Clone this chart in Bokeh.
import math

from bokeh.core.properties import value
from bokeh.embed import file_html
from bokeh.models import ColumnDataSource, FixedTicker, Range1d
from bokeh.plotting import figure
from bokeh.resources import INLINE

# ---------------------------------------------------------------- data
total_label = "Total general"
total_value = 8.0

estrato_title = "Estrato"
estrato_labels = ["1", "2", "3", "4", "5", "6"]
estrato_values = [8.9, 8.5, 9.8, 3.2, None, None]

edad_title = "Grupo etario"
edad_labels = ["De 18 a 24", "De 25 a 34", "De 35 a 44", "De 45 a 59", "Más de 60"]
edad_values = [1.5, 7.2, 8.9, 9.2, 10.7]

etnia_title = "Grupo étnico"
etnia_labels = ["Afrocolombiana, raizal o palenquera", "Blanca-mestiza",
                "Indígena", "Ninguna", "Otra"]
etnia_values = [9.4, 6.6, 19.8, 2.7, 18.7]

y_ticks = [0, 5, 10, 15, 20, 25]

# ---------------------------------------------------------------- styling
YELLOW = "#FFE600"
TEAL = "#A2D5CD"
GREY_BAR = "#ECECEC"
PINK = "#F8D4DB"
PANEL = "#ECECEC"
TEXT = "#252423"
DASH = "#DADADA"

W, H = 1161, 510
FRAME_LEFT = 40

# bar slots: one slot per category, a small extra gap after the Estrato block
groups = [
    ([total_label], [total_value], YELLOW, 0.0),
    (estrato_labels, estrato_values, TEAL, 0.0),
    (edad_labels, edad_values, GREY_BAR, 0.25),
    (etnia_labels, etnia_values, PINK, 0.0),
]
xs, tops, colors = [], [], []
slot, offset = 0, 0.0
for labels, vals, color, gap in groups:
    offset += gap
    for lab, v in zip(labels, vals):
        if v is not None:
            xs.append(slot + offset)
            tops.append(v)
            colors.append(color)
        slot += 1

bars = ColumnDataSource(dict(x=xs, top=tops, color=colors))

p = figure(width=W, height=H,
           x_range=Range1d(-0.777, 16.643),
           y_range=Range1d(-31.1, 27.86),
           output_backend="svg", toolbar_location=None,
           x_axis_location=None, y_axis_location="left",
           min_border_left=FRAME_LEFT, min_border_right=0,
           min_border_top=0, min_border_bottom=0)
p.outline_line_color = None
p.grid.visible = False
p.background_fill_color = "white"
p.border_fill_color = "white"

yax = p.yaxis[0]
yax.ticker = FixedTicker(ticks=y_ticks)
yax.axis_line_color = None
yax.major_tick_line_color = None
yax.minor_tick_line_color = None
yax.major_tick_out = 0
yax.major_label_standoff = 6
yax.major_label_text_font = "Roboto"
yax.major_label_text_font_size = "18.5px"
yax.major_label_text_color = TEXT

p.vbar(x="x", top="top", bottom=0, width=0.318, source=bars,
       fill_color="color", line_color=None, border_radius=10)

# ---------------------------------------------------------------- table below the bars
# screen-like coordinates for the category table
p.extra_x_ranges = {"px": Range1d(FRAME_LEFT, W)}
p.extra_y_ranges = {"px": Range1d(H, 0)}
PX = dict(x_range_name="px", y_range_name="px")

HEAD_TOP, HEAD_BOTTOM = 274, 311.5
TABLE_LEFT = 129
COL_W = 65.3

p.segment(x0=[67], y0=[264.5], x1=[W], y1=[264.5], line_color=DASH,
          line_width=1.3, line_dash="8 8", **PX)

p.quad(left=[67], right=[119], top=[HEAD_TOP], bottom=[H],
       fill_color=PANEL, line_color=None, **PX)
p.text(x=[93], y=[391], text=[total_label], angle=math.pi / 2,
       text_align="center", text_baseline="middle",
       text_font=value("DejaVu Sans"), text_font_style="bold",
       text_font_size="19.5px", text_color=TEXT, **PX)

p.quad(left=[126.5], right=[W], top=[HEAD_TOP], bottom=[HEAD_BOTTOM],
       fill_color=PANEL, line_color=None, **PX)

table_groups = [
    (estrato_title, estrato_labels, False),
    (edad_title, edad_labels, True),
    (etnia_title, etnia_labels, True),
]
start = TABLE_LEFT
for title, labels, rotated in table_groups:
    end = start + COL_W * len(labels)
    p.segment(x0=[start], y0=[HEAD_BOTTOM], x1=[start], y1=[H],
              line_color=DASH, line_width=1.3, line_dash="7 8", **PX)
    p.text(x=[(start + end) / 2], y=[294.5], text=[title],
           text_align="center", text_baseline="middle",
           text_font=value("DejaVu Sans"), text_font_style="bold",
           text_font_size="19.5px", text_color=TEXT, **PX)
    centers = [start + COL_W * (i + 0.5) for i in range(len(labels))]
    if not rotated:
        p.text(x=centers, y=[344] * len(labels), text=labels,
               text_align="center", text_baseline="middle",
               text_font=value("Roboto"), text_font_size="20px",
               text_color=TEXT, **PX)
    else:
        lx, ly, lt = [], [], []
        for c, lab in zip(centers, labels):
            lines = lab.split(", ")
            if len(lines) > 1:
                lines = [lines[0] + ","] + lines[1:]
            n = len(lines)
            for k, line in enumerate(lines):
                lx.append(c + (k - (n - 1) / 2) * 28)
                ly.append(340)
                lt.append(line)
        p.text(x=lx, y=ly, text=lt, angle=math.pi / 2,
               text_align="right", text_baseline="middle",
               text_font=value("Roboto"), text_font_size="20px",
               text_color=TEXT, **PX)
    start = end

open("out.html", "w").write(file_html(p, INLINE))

WORK INSTRUCTIONS –
Type out the full listing again, exactly as given.

THE SOLUTION –
Clone this chart in Bokeh.
import math

from bokeh.core.properties import value
from bokeh.embed import file_html
from bokeh.models import ColumnDataSource, FixedTicker, Range1d
from bokeh.plotting import figure
from bokeh.resources import INLINE

# ---------------------------------------------------------------- data
total_label = "Total general"
total_value = 8.0

estrato_title = "Estrato"
estrato_labels = ["1", "2", "3", "4", "5", "6"]
estrato_values = [8.9, 8.5, 9.8, 3.2, None, None]

edad_title = "Grupo etario"
edad_labels = ["De 18 a 24", "De 25 a 34", "De 35 a 44", "De 45 a 59", "Más de 60"]
edad_values = [1.5, 7.2, 8.9, 9.2, 10.7]

etnia_title = "Grupo étnico"
etnia_labels = ["Afrocolombiana, raizal o palenquera", "Blanca-mestiza",
                "Indígena", "Ninguna", "Otra"]
etnia_values = [9.4, 6.6, 19.8, 2.7, 18.7]

y_ticks = [0, 5, 10, 15, 20, 25]

# ---------------------------------------------------------------- styling
YELLOW = "#FFE600"
TEAL = "#A2D5CD"
GREY_BAR = "#ECECEC"
PINK = "#F8D4DB"
PANEL = "#ECECEC"
TEXT = "#252423"
DASH = "#DADADA"

W, H = 1161, 510
FRAME_LEFT = 40

# bar slots: one slot per category, a small extra gap after the Estrato block
groups = [
    ([total_label], [total_value], YELLOW, 0.0),
    (estrato_labels, estrato_values, TEAL, 0.0),
    (edad_labels, edad_values, GREY_BAR, 0.25),
    (etnia_labels, etnia_values, PINK, 0.0),
]
xs, tops, colors = [], [], []
slot, offset = 0, 0.0
for labels, vals, color, gap in groups:
    offset += gap
    for lab, v in zip(labels, vals):
        if v is not None:
            xs.append(slot + offset)
            tops.append(v)
            colors.append(color)
        slot += 1

bars = ColumnDataSource(dict(x=xs, top=tops, color=colors))

p = figure(width=W, height=H,
           x_range=Range1d(-0.777, 16.643),
           y_range=Range1d(-31.1, 27.86),
           output_backend="svg", toolbar_location=None,
           x_axis_location=None, y_axis_location="left",
           min_border_left=FRAME_LEFT, min_border_right=0,
           min_border_top=0, min_border_bottom=0)
p.outline_line_color = None
p.grid.visible = False
p.background_fill_color = "white"
p.border_fill_color = "white"

yax = p.yaxis[0]
yax.ticker = FixedTicker(ticks=y_ticks)
yax.axis_line_color = None
yax.major_tick_line_color = None
yax.minor_tick_line_color = None
yax.major_tick_out = 0
yax.major_label_standoff = 6
yax.major_label_text_font = "Roboto"
yax.major_label_text_font_size = "18.5px"
yax.major_label_text_color = TEXT

p.vbar(x="x", top="top", bottom=0, width=0.318, source=bars,
       fill_color="color", line_color=None, border_radius=10)

# ---------------------------------------------------------------- table below the bars
# screen-like coordinates for the category table
p.extra_x_ranges = {"px": Range1d(FRAME_LEFT, W)}
p.extra_y_ranges = {"px": Range1d(H, 0)}
PX = dict(x_range_name="px", y_range_name="px")

HEAD_TOP, HEAD_BOTTOM = 274, 311.5
TABLE_LEFT = 129
COL_W = 65.3

p.segment(x0=[67], y0=[264.5], x1=[W], y1=[264.5], line_color=DASH,
          line_width=1.3, line_dash="8 8", **PX)

p.quad(left=[67], right=[119], top=[HEAD_TOP], bottom=[H],
       fill_color=PANEL, line_color=None, **PX)
p.text(x=[93], y=[391], text=[total_label], angle=math.pi / 2,
       text_align="center", text_baseline="middle",
       text_font=value("DejaVu Sans"), text_font_style="bold",
       text_font_size="19.5px", text_color=TEXT, **PX)

p.quad(left=[126.5], right=[W], top=[HEAD_TOP], bottom=[HEAD_BOTTOM],
       fill_color=PANEL, line_color=None, **PX)

table_groups = [
    (estrato_title, estrato_labels, False),
    (edad_title, edad_labels, True),
    (etnia_title, etnia_labels, True),
]
start = TABLE_LEFT
for title, labels, rotated in table_groups:
    end = start + COL_W * len(labels)
    p.segment(x0=[start], y0=[HEAD_BOTTOM], x1=[start], y1=[H],
              line_color=DASH, line_width=1.3, line_dash="7 8", **PX)
    p.text(x=[(start + end) / 2], y=[294.5], text=[title],
           text_align="center", text_baseline="middle",
           text_font=value("DejaVu Sans"), text_font_style="bold",
           text_font_size="19.5px", text_color=TEXT, **PX)
    centers = [start + COL_W * (i + 0.5) for i in range(len(labels))]
    if not rotated:
        p.text(x=centers, y=[344] * len(labels), text=labels,
               text_align="center", text_baseline="middle",
               text_font=value("Roboto"), text_font_size="20px",
               text_color=TEXT, **PX)
    else:
        lx, ly, lt = [], [], []
        for c, lab in zip(centers, labels):
            lines = lab.split(", ")
            if len(lines) > 1:
                lines = [lines[0] + ","] + lines[1:]
            n = len(lines)
            for k, line in enumerate(lines):
                lx.append(c + (k - (n - 1) / 2) * 28)
                ly.append(340)
                lt.append(line)
        p.text(x=lx, y=ly, text=lt, angle=math.pi / 2,
               text_align="right", text_baseline="middle",
               text_font=value("Roboto"), text_font_size="20px",
               text_color=TEXT, **PX)
    start = end

open("out.html", "w").write(file_html(p, INLINE))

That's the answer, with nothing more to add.